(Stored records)
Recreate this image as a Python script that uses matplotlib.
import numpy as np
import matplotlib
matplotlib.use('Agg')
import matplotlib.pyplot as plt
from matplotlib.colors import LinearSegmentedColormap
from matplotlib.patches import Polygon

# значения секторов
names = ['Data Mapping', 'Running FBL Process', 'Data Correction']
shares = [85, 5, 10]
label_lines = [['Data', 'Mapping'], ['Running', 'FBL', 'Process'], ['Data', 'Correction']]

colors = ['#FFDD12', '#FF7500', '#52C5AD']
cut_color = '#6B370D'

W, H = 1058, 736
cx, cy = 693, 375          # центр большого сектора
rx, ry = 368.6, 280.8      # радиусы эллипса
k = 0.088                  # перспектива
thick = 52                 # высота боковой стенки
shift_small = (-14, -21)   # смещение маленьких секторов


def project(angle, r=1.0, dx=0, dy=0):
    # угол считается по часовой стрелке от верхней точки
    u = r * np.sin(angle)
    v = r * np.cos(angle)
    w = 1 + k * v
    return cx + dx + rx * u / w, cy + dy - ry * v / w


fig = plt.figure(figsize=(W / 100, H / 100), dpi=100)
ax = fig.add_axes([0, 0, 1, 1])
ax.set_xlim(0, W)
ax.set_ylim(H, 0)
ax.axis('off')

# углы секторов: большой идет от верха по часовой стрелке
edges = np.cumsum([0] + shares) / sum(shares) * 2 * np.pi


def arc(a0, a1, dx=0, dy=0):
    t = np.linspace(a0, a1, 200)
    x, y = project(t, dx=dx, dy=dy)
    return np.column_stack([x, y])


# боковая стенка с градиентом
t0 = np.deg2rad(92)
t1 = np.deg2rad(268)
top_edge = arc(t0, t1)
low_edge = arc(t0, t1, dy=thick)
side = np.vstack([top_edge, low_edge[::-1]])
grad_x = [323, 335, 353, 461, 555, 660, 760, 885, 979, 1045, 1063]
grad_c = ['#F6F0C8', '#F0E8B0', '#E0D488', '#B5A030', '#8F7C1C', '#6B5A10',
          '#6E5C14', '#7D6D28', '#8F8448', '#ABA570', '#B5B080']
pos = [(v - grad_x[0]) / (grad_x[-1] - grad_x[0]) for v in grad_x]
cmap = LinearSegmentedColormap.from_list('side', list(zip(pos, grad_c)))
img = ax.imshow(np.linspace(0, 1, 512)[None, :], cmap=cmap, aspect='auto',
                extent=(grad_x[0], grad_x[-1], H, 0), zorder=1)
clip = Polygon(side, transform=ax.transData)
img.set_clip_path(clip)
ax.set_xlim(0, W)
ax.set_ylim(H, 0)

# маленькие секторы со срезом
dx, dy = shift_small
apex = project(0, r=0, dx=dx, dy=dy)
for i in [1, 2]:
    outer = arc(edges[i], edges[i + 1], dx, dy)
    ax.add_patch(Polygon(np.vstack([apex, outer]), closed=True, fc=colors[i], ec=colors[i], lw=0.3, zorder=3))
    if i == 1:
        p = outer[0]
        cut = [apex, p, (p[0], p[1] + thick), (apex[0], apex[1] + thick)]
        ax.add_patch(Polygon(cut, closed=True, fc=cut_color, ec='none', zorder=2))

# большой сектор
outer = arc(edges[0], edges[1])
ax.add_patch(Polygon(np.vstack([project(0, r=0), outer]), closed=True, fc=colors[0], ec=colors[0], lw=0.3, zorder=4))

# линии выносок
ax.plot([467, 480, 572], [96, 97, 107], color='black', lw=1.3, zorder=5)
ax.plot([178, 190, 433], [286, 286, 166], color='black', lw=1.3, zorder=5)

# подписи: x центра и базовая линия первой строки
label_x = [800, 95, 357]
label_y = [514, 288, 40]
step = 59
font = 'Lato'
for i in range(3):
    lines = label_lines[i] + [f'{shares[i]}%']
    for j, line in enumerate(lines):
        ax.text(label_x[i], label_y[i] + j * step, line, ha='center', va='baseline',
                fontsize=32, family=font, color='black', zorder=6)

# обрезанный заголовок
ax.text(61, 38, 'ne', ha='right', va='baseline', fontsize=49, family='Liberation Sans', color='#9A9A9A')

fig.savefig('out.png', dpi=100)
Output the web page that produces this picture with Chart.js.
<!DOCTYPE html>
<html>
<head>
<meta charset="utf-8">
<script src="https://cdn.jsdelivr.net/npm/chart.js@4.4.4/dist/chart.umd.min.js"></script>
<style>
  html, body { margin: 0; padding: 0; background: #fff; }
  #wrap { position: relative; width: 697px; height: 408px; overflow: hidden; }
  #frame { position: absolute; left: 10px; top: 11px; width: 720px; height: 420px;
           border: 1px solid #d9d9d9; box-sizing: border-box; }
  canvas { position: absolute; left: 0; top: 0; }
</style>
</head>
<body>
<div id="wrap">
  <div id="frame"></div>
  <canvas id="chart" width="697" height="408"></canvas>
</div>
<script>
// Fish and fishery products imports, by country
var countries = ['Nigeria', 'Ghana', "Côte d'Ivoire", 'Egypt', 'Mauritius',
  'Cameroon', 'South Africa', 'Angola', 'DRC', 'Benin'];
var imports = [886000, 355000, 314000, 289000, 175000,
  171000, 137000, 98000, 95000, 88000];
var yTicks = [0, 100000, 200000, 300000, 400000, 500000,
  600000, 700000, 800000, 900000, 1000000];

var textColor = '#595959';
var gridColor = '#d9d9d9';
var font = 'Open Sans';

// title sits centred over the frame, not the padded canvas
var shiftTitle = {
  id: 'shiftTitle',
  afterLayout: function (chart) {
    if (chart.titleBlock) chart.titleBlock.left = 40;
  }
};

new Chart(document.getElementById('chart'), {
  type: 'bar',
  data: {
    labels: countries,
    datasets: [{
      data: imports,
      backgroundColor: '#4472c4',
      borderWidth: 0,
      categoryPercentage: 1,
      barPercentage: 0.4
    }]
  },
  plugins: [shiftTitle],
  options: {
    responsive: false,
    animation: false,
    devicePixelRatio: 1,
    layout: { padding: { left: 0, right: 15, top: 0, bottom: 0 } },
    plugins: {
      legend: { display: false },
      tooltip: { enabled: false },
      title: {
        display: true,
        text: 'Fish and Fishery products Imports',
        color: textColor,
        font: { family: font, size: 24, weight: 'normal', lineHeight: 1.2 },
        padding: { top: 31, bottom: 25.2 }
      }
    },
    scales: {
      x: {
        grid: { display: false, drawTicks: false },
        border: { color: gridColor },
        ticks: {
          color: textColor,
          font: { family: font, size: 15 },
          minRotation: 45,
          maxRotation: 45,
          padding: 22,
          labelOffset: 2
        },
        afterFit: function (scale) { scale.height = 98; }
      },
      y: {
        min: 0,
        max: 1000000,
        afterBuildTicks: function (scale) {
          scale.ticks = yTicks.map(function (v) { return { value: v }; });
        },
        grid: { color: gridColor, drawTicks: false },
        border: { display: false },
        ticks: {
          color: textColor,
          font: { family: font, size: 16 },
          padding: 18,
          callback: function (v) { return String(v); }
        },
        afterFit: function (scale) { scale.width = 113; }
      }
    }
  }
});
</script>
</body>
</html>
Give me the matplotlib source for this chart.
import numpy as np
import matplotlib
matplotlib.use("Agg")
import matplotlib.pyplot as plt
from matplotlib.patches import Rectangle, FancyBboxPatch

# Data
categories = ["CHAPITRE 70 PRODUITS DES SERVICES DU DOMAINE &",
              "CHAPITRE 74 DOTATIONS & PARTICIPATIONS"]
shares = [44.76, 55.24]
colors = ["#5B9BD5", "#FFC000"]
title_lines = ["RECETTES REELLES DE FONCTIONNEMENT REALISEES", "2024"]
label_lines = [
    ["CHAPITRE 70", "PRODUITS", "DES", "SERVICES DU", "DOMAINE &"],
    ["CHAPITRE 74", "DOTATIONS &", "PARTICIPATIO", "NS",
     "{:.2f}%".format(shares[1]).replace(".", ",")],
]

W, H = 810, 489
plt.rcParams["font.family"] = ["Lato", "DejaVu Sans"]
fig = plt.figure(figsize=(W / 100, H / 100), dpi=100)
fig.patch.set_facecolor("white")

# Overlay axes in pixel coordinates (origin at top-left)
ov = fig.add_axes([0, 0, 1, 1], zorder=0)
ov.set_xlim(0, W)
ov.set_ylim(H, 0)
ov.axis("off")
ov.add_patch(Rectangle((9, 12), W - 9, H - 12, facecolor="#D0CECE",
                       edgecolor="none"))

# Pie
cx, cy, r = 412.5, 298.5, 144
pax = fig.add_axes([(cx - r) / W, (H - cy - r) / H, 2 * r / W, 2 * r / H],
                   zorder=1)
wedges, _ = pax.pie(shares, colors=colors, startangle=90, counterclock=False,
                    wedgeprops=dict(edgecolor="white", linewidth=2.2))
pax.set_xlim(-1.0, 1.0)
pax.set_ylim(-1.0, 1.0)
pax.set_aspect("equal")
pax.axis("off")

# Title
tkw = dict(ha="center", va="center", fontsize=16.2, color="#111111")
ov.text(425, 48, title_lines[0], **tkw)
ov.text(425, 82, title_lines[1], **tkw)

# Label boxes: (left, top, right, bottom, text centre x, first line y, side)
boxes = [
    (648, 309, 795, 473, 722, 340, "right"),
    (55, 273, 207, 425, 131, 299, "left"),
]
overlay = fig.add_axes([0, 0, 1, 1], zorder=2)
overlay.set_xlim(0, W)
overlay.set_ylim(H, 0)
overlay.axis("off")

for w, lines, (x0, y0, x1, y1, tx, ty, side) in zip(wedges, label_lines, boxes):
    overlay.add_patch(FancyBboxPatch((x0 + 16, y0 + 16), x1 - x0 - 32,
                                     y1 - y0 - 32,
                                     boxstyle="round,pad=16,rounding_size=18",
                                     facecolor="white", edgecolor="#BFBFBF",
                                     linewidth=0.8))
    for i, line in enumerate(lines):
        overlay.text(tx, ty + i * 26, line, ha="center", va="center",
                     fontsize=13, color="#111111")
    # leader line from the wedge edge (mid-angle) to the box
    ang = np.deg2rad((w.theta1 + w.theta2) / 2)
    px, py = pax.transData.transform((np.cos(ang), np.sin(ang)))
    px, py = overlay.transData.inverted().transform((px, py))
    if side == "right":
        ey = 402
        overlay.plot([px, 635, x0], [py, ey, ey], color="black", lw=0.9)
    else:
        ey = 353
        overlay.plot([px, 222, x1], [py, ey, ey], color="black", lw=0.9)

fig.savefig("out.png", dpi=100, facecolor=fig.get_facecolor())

INSTRUCTIONS FOR THE TASK - Restate word for word only the lines running from the beginning of the data to the line holding "ax.axis('off')", both included.

EXERCISE ANSWER -
Recreate this image as a Python script that uses matplotlib.
import numpy as np
import matplotlib
matplotlib.use('Agg')
import matplotlib.pyplot as plt
from matplotlib.colors import LinearSegmentedColormap
from matplotlib.patches import Polygon

# значения секторов
names = ['Data Mapping', 'Running FBL Process', 'Data Correction']
shares = [85, 5, 10]
label_lines = [['Data', 'Mapping'], ['Running', 'FBL', 'Process'], ['Data', 'Correction']]

colors = ['#FFDD12', '#FF7500', '#52C5AD']
cut_color = '#6B370D'

W, H = 1058, 736
cx, cy = 693, 375          # центр большого сектора
rx, ry = 368.6, 280.8      # радиусы эллипса
k = 0.088                  # перспектива
thick = 52                 # высота боковой стенки
shift_small = (-14, -21)   # смещение маленьких секторов


def project(angle, r=1.0, dx=0, dy=0):
    # угол считается по часовой стрелке от верхней точки
    u = r * np.sin(angle)
    v = r * np.cos(angle)
    w = 1 + k * v
    return cx + dx + rx * u / w, cy + dy - ry * v / w


fig = plt.figure(figsize=(W / 100, H / 100), dpi=100)
ax = fig.add_axes([0, 0, 1, 1])
ax.set_xlim(0, W)
ax.set_ylim(H, 0)
ax.axis('off')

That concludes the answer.